The northern lights are driven by activity on the sun and the sun’s activity waxes and wanes over an 11-year period known as a solar cycle. The number of large-scale aurora events, the type that is visible from places such as the UK, tends to follow this cycle. But each solar cycle is different, with the maximum and minimum activity varying between each cycle.

Predicting solar activity

Current predictions suggest that we are headed for a period of particularly weak solar cycles, where the solar maximum of each cycle will not result in much solar activity. We call this a grand solar minimum.

The number of sunspots observed on the sun. Global Warming Art/Wikipedia

Grand solar minimums can last for several decades or even centuries and have occurred throughout history. Although solar output does decline during these periods, it doesn’t mean that we are heading for a new ice age.

A study recently published in Nature has modelled the perhaps most well-known grand solar minimum, called the “Maunder minimum”. This particular grand solar minimum started in 1645 and finally ended 70 years later. During this time only 50 sunspots, structures on the sun that act as a measure of its activity, were observed. This is compared to the 40,000-50,000 that we would expect during a period of “normal” activity lasting that long.

Sunspots (black) visible on the sun. NASA/SDO/AIA/HMI/Goddard Space Flight Center

The authors of the study found that during the Maunder minimum, the solar wind, which drives the aurora, dramatically weakened. They also illustrate that as the solar wind weakens, so too will the aurora.

If we are in fact heading into a new grand solar minimum, it stands to reason that we might see less of nature’s beautiful spectacle. But does that mean we’ll stop seeing it from the UK altogether as some have suggested?

Lessons from the past

Looking back at historical records of aurora sightings might provide the answer. Fortunately, a study has done just that. The authors analysed auroral observations during two grand solar minimums– including the Maunder minimum. They found that the number of aurora sightings from below 56° magnetic latitude (which is similar to geographic latitude but measured from the magnetic pole rather than the geographic pole) did indeed decrease. But they did not stop altogether.
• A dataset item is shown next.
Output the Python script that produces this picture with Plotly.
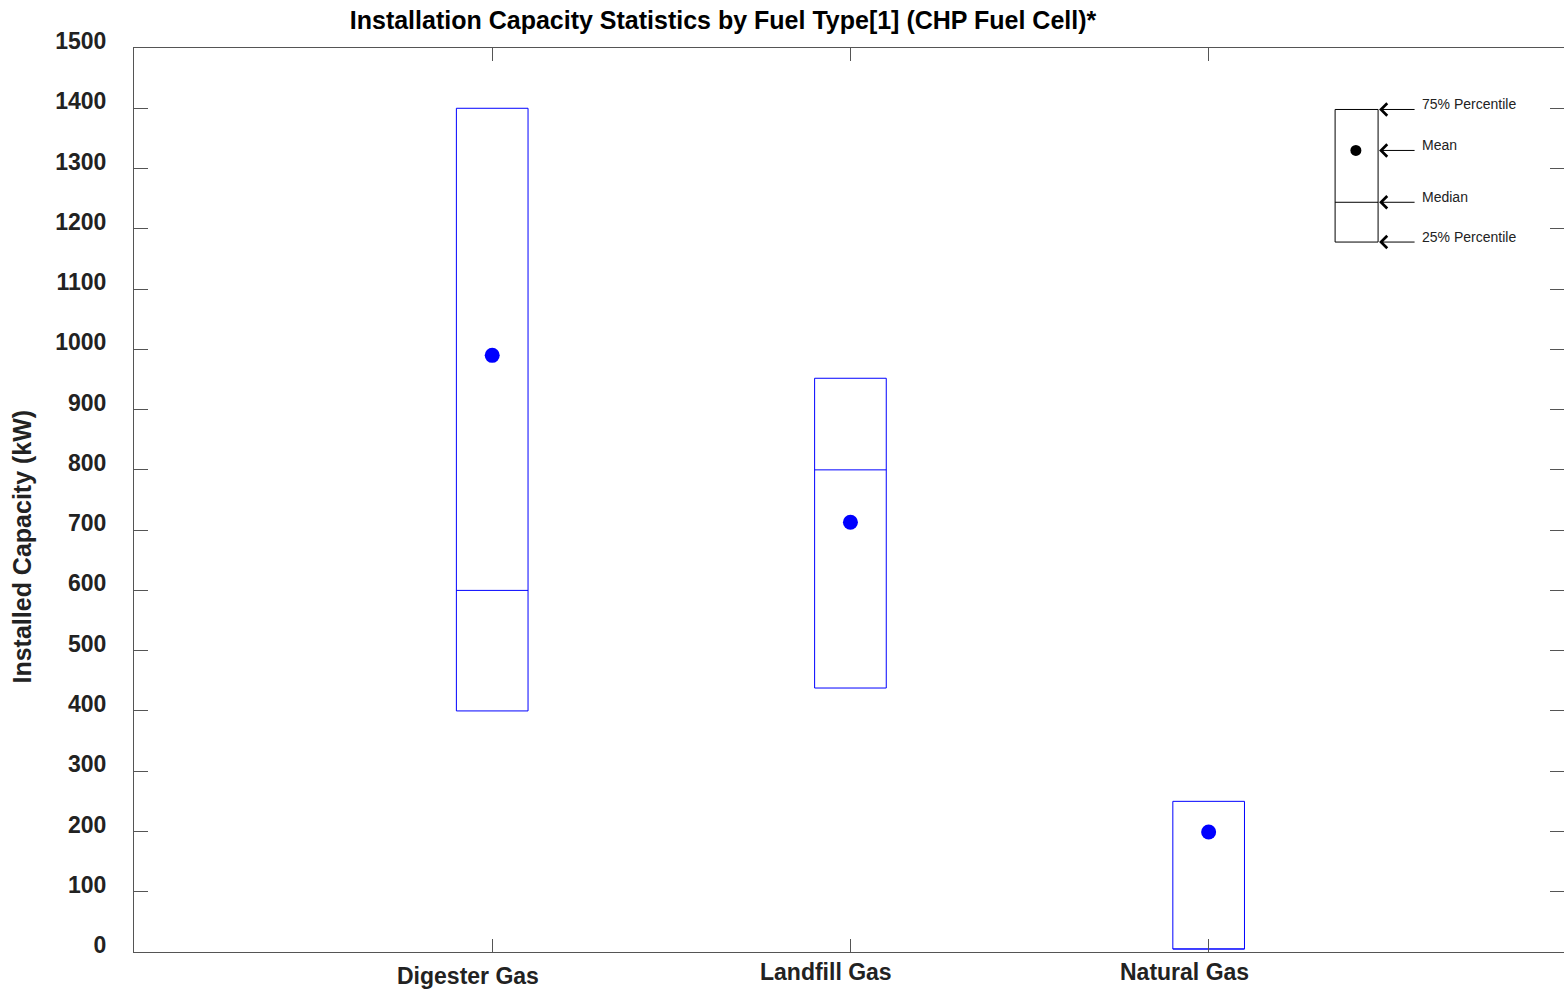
import plotly.graph_objects as go

# Installed capacity statistics (kW) per fuel type
categories = ["Digester Gas", "Landfill Gas", "Natural Gas"]
q1_values = [400, 438, 5]
median_values = [600, 800, 5]
q3_values = [1400, 952, 250]
mean_values = [990, 713, 199]

y_ticks = list(range(0, 1501, 100))

BLUE = "#0000FF"
AXIS_GREY = "#555555"
TEXT = "#222222"
FONT = "Liberation Sans, Arial, sans-serif"

positions = [i + 1 for i in range(len(categories))]
half_w = 0.1

# Rectangles from the 25th to the 75th percentile
box_x, box_y = [], []
for p, lo, hi in zip(positions, q1_values, q3_values):
    box_x += [p - half_w, p + half_w, p + half_w, p - half_w, p - half_w, None]
    box_y += [lo, lo, hi, hi, lo, None]

# Median lines
med_x, med_y = [], []
for p, m in zip(positions, median_values):
    med_x += [p - half_w, p + half_w, None]
    med_y += [m, m, None]

fig = go.Figure()
fig.add_trace(go.Scatter(x=box_x, y=box_y, mode="lines",
                         line=dict(color=BLUE, width=1), hoverinfo="skip"))
fig.add_trace(go.Scatter(x=med_x, y=med_y, mode="lines",
                         line=dict(color=BLUE, width=1), hoverinfo="skip"))
fig.add_trace(go.Scatter(x=positions, y=mean_values, mode="markers",
                         marker=dict(color=BLUE, size=15, line=dict(width=0))))

# Explanatory key in the upper right corner
kx0, kx1, kxm = 3.353, 3.473, 3.411
k_q1, k_med, k_mean, k_q3 = 1178, 1244, 1330, 1398
fig.add_trace(go.Scatter(x=[kx0, kx1, kx1, kx0, kx0, None, kx0, kx1],
                         y=[k_q1, k_q1, k_q3, k_q3, k_q1, None, k_med, k_med],
                         mode="lines", line=dict(color="black", width=1),
                         hoverinfo="skip"))
fig.add_trace(go.Scatter(x=[kxm], y=[k_mean], mode="markers",
                         marker=dict(color="black", size=11)))

annotations = []
for label, yv in [("75% Percentile", k_q3), ("Mean", k_mean),
                  ("Median", k_med), ("25% Percentile", k_q1)]:
    annotations.append(dict(x=kx1, y=yv, xref="x", yref="y", text="",
                            showarrow=True, ax=38, ay=0, arrowhead=4,
                            arrowsize=2.4, arrowwidth=1, arrowcolor="black",
                            standoff=1))
    annotations.append(dict(x=kx1, y=yv, xref="x", yref="y", text=label,
                            showarrow=False, xanchor="left", yanchor="middle",
                            xshift=42, yshift=5,
                            font=dict(family=FONT, size=14, color=TEXT)))

# Category labels under the axis
for p, name, dy in zip(positions, categories, [-24, -20, -20]):
    annotations.append(dict(x=p, y=0, xref="x", yref="paper", text=f"<b>{name}</b>",
                            showarrow=False, xanchor="center", yanchor="middle",
                            xshift=-24, yshift=dy,
                            font=dict(family=FONT, size=23, color=TEXT)))

# Y axis title
annotations.append(dict(x=-0.0783, y=0.4486, xref="paper", yref="paper",
                        text="<b>Installed Capacity (kW)</b>", textangle=-90,
                        showarrow=False, xanchor="center", yanchor="middle",
                        font=dict(family=FONT, size=25, color=TEXT)))

fig.update_layout(
    width=1564, height=990,
    margin=dict(l=134, r=0, t=48, b=38),
    paper_bgcolor="white", plot_bgcolor="white",
    showlegend=False,
    title=dict(text="<b>Installation Capacity Statistics by Fuel Type[1] (CHP Fuel Cell)*</b>",
               x=723 / 1564, xanchor="center",
               y=1 - 20 / 990, yanchor="middle",
               font=dict(family=FONT, size=25, color="black")),
    annotations=annotations,
    xaxis=dict(range=[0, 3.992], tickvals=positions, showticklabels=False,
               ticks="inside", ticklen=13, tickcolor=AXIS_GREY, tickwidth=1,
               showline=True, linecolor=AXIS_GREY, linewidth=1, mirror="ticks",
               showgrid=False, zeroline=False, fixedrange=True),
    yaxis=dict(range=[0, 1500], tickvals=y_ticks, ticktext=[str(v) for v in y_ticks],
               ticks="inside", ticklen=14, tickcolor=AXIS_GREY, tickwidth=1,
               showline=True, linecolor=AXIS_GREY, linewidth=1, mirror="ticks",
               showgrid=False, zeroline=False, fixedrange=True,
               ticklabelstandoff=22, ticklabelshift=-7,
               tickfont=dict(family=FONT, size=23, color=TEXT, weight="bold")),
)

fig.write_html("out.html", config={"displayModeBar": False})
That value of 56° magnetic latitude is actually quite important as it happens to coincide with the magnetic latitude of the UK (more specifically somewhere close to Lancaster, England).

The aurora captured from Groomsport, Northern Ireland (UK). Philip McErlean/flickr

So what’s my prediction for the aurora over the next century? If the models are correct and we do head into a grand solar minimum, then solar activity is going to decrease – and remain at very low levels for decades to come. With this decrease in solar activity, aurora sightings from outside the polar regions are going to become rarer. But that doesn’t necessarily mean they’ll stop altogether. It also isn’t certain that we are heading for a grand solar minimum or – even if we are – when it might occur.

So while that elusive light show might get even more elusive, don’t fret just yet: the northern lights aren’t going out anytime soon.